The Allies initially relied on their navy to win the Gallipoli campaign, believing that they could emerge victorious without deploying their army. On February 19, 1915, they commenced the campaign with a lengthy naval bombardment, hoping to knock out the forts at the mouth of the Dardanelles, the narrow strait that separates Europe from Asia and served as the entrance to Constantinople. Despite a week-long delay due to bad weather, they succeeded in destroying the forts.
However, their attempts to clear the strait using minesweepers were hindered by howitzer fire from shore. Despite several failed attempts to silence the howitzers, Allied leaders urged their military commanders to continue the campaign. On March 18, they launched an attack with 18 battleships and numerous support vessels, but the campaign suffered a significant setback as three battleships were sunk and three others were severely damaged by mines and shellfire. As a result, the Allies realized that they needed to deploy army troops, which they had initially hoped to avoid.

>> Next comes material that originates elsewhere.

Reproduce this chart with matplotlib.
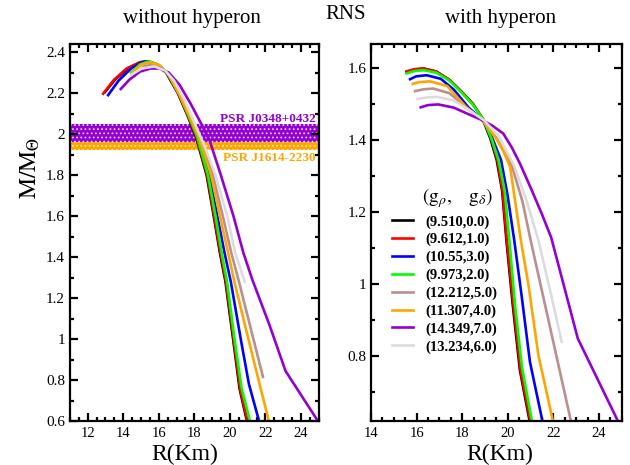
import matplotlib
matplotlib.use("Agg")
import matplotlib.pyplot as plt
from matplotlib.ticker import MultipleLocator, FormatStrFormatter

plt.rcParams['font.family'] = 'serif'
plt.rcParams['font.serif'] = ['Liberation Serif', 'DejaVu Serif']
plt.rcParams['mathtext.fontset'] = 'stix'
plt.rcParams['hatch.linewidth'] = 0.8

# coupling sets (g_rho, g_delta), legend order
labels = ['(9.510,0.0)', '(9.612,1.0)', '(10.55,3.0)', '(9.973,2.0)',
          '(12.212,5.0)', '(11.307,4.0)', '(14.349,7.0)', '(13.234,6.0)']
colors = ['black', 'red', 'blue', '#00ff00', '#bc8f8f', 'orange', '#9400d3', '#dcdcdc']

# ---- without hyperons: radius (km), mass (M_sun)
r_nh0 = [12.97, 13.53, 14.24, 14.94, 15.35, 15.85, 16.41, 17.07, 17.57, 18.08, 18.69, 19.09, 19.44, 19.75, 20.18, 20.55, 20.96]
m_nh0 = [2.205, 2.265, 2.32, 2.35, 2.355, 2.34, 2.30, 2.20, 2.10, 1.99, 1.80, 1.60, 1.42, 1.28, 1.00, 0.755, 0.60]
r_nh1 = [12.87, 13.48, 14.19, 14.94, 15.35, 15.85, 16.43, 17.09, 17.59, 18.11, 18.72, 19.12, 19.47, 19.78, 20.21, 20.58, 20.99]
m_nh1 = [2.197, 2.265, 2.32, 2.35, 2.355, 2.34, 2.30, 2.20, 2.10, 1.99, 1.80, 1.60, 1.42, 1.28, 1.00, 0.755, 0.60]
r_nh2 = [14.43, 14.94, 15.45, 15.95, 16.46, 17.12, 17.62, 18.15, 18.77, 19.19, 19.54, 19.84, 20.26, 20.66, 21.13]
m_nh2 = [2.30, 2.34, 2.355, 2.34, 2.30, 2.20, 2.10, 1.99, 1.80, 1.60, 1.42, 1.28, 1.00, 0.76, 0.60]
r_nh3 = [13.15, 13.73, 14.44, 15.04, 15.40, 15.90, 16.46, 17.12, 17.67, 18.20, 18.84, 19.29, 19.70, 20.05, 20.61, 21.07, 21.64]
m_nh3 = [2.19, 2.26, 2.32, 2.35, 2.355, 2.34, 2.30, 2.20, 2.10, 1.99, 1.80, 1.60, 1.42, 1.28, 1.00, 0.78, 0.60]
r_nh4 = [14.49, 15.04, 15.55, 16.06, 16.56, 17.17, 17.72, 18.28, 18.94, 19.44, 19.90, 20.25, 21.21, 22.19]
m_nh4 = [2.30, 2.34, 2.35, 2.335, 2.29, 2.19, 2.09, 1.98, 1.80, 1.60, 1.42, 1.28, 0.94, 0.60]
r_nh5 = [14.64, 15.15, 15.65, 16.16, 16.66, 17.27, 17.83, 18.38, 19.04, 19.60, 20.08, 20.51, 21.86]
m_nh5 = [2.285, 2.33, 2.34, 2.325, 2.28, 2.18, 2.08, 1.97, 1.80, 1.60, 1.42, 1.28, 0.815]
r_nh6 = [14.47, 15.04, 15.75, 16.36, 16.86, 17.42, 17.98, 18.53, 19.19, 19.85, 20.30, 20.83]
m_nh6 = [2.29, 2.32, 2.33, 2.31, 2.26, 2.17, 2.06, 1.95, 1.80, 1.60, 1.42, 1.28]
r_nh7 = [13.86, 14.34, 14.94, 15.55, 16.06, 16.56, 17.17, 17.78, 18.33, 18.87, 19.49, 20.20, 20.76, 21.26, 22.22, 23.13, 24.95]
m_nh7 = [2.22, 2.265, 2.305, 2.32, 2.32, 2.30, 2.24, 2.15, 2.06, 1.966, 1.80, 1.60, 1.42, 1.29, 1.07, 0.844, 0.60]

# ---- with hyperons
r_h0 = [15.56, 15.93, 16.31, 16.87, 17.44, 18.00, 18.47, 18.90, 19.23, 19.51, 19.75, 19.94, 20.22, 20.53, 20.95]
m_h0 = [1.589, 1.596, 1.598, 1.59, 1.567, 1.532, 1.50, 1.458, 1.405, 1.345, 1.26, 1.12, 0.94, 0.761, 0.622]
r_h1 = [15.56, 15.93, 16.31, 16.87, 17.44, 18.00, 18.47, 18.92, 19.26, 19.54, 19.77, 19.96, 20.25, 20.56, 20.98]
m_h1 = [1.591, 1.597, 1.599, 1.59, 1.567, 1.532, 1.50, 1.458, 1.405, 1.345, 1.26, 1.12, 0.94, 0.761, 0.622]
r_h2 = [15.56, 15.93, 16.31, 16.87, 17.44, 18.00, 18.47, 18.92, 19.28, 19.59, 19.86, 20.07, 20.32, 20.62, 21.05]
m_h2 = [1.585, 1.592, 1.594, 1.587, 1.565, 1.53, 1.498, 1.457, 1.405, 1.345, 1.26, 1.12, 0.94, 0.77, 0.622]
r_h3 = [15.71, 15.98, 16.44, 17.06, 17.63, 18.28, 18.90, 19.32, 19.70, 19.98, 20.28, 20.60, 20.97, 21.51]
m_h3 = [1.569, 1.577, 1.58, 1.57, 1.54, 1.49, 1.455, 1.405, 1.345, 1.25, 1.122, 0.97, 0.784, 0.622]
r_h4 = [15.83, 16.12, 16.59, 17.34, 18.19, 18.90, 19.44, 19.80, 20.10, 20.57, 20.90, 21.34, 21.97]
m_h4 = [1.556, 1.561, 1.563, 1.55, 1.49, 1.455, 1.409, 1.37, 1.326, 1.122, 1.0, 0.803, 0.622]
r_h5 = [15.93, 16.31, 16.73, 17.44, 18.19, 18.85, 19.51, 20.17, 20.64, 21.00, 22.76]
m_h5 = [1.536, 1.541, 1.543, 1.53, 1.49, 1.456, 1.405, 1.33, 1.23, 1.122, 0.622]
r_h6 = [16.04, 16.40, 16.87, 17.63, 18.38, 18.95, 19.61, 20.27, 20.83, 21.34, 21.90, 22.36]
m_h6 = [1.514, 1.518, 1.52, 1.51, 1.48, 1.455, 1.41, 1.33, 1.23, 1.122, 0.97, 0.84]
r_h7 = [16.18, 16.49, 16.95, 17.63, 18.34, 18.85, 19.32, 19.80, 20.17, 20.53, 21.02, 21.49, 21.90, 23.07, 24.79]
m_h7 = [1.491, 1.497, 1.499, 1.49, 1.47, 1.456, 1.44, 1.418, 1.38, 1.335, 1.265, 1.195, 1.13, 0.849, 0.625]

# pulsar mass bands
psr_j0348 = (1.96, 2.05)
psr_j1614 = (1.92, 1.96)

curves_nh = [(r_nh0, m_nh0), (r_nh1, m_nh1), (r_nh3, m_nh3), (r_nh2, m_nh2),
             (r_nh5, m_nh5), (r_nh4, m_nh4), (r_nh7, m_nh7), (r_nh6, m_nh6)]
curves_h = [(r_h0, m_h0), (r_h1, m_h1), (r_h3, m_h3), (r_h2, m_h2),
            (r_h5, m_h5), (r_h4, m_h4), (r_h7, m_h7), (r_h6, m_h6)]

fig = plt.figure(figsize=(6.3, 4.65), dpi=100)
ax1 = fig.add_axes([0.111, 0.0946, 0.395, 0.811])
ax2 = fig.add_axes([0.589, 0.0946, 0.398, 0.811])


def style_axis(ax):
    for s in ax.spines.values():
        s.set_linewidth(1.6)
    ax.tick_params(which='both', direction='in', top=True, right=True, width=1.6)
    ax.tick_params(axis='x', labelsize=10.5, pad=4)
    ax.tick_params(axis='y', labelsize=11)
    ax.tick_params(which='major', length=6)
    ax.tick_params(which='minor', length=3)
    ax.xaxis.set_major_locator(MultipleLocator(2))
    ax.xaxis.set_minor_locator(MultipleLocator(0.5))
    ax.yaxis.set_major_locator(MultipleLocator(0.2))
    ax.yaxis.set_minor_locator(MultipleLocator(0.1))
    ax.yaxis.set_major_formatter(FormatStrFormatter('%g'))
    ax.xaxis.set_major_formatter(FormatStrFormatter('%g'))


# left panel
ax1.axhspan(*psr_j0348, facecolor='#9400d3', edgecolor='#e8c8f4', hatch='....', linewidth=0)
ax1.axhspan(*psr_j1614, facecolor='orange', edgecolor='#ffe8b0', hatch='....', linewidth=0)
for (r, m), c in zip(curves_nh, colors):
    ax1.plot(r, m, color=c, lw=1.9)
ax1.text(24.85, 2.073, 'PSR J0348+0432', color='#9400d3', fontsize=9.5,
         fontweight='bold', ha='right', va='center')
ax1.text(24.85, 1.883, 'PSR J1614-2230', color='orange', fontsize=9.5,
         fontweight='bold', ha='right', va='center')
ax1.set_xlim(11, 25)
ax1.set_ylim(0.6, 2.44)
style_axis(ax1)

# right panel
handles = []
for (r, m), c in zip(curves_h, colors):
    ln, = ax2.plot(r, m, color=c, lw=1.9)
    handles.append(ln)
ax2.set_xlim(14, 25)
ax2.set_ylim(0.62, 1.667)
style_axis(ax2)

ax2.text(0.203, 0.59, r'$(\mathrm{g}_{\rho},\ \ \ \mathrm{g}_{\delta})$', transform=ax2.transAxes,
         fontsize=14, ha='left', va='center')
ax2.legend(handles, labels, loc='upper left', bbox_to_anchor=(0.084, 0.546),
           frameon=False, borderpad=0, borderaxespad=0, handlelength=1.45,
           handletextpad=0.8, labelspacing=0.3,
           prop={'weight': 'bold', 'size': 10.5})

fig.text(0.305, 0.961, 'without hyperon', fontsize=15, ha='center', va='center')
fig.text(0.548, 0.968, 'RNS', fontsize=15, ha='center', va='center')
fig.text(0.795, 0.961, 'with hyperon', fontsize=15, ha='center', va='center')
fig.text(0.294, 0.022, 'R(Km)', fontsize=17, ha='center', va='center')
fig.text(0.794, 0.022, 'R(Km)', fontsize=17, ha='center', va='center')
fig.text(0.048, 0.64, r'$\mathrm{M/M}_{\Theta}$', fontsize=17, ha='center', va='center',
         rotation=90)

fig.savefig('out.png', dpi=100)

Three separate national identities were formed in Gallipoli
After gaining a significant degree of independence from Britain, Australians and New Zealanders did not have a strong sense of national identity until the tragedy of Gallipoli awakened their consciousness. Anzac Day is observed on April 25 every year in both countries, in remembrance of the Australian and New Zealand Army Corps (ANZAC) who fought in the campaign. Similar to Memorial Day in the United States, the day commemorates fallen soldiers with traditions such as a dawn service, veterans’ marches, wearing of red poppies, and the game of two-up. The Gallipoli campaign also spurred a rise in nationalism among the victorious soldiers, which Atatürk and his allies capitalized on to establish the independent Republic of Turkey after the Ottoman Empire. To this day, Australians, New Zealanders, and Turks visit the battlefield, now a protected national park featuring numerous gravestones and memorials.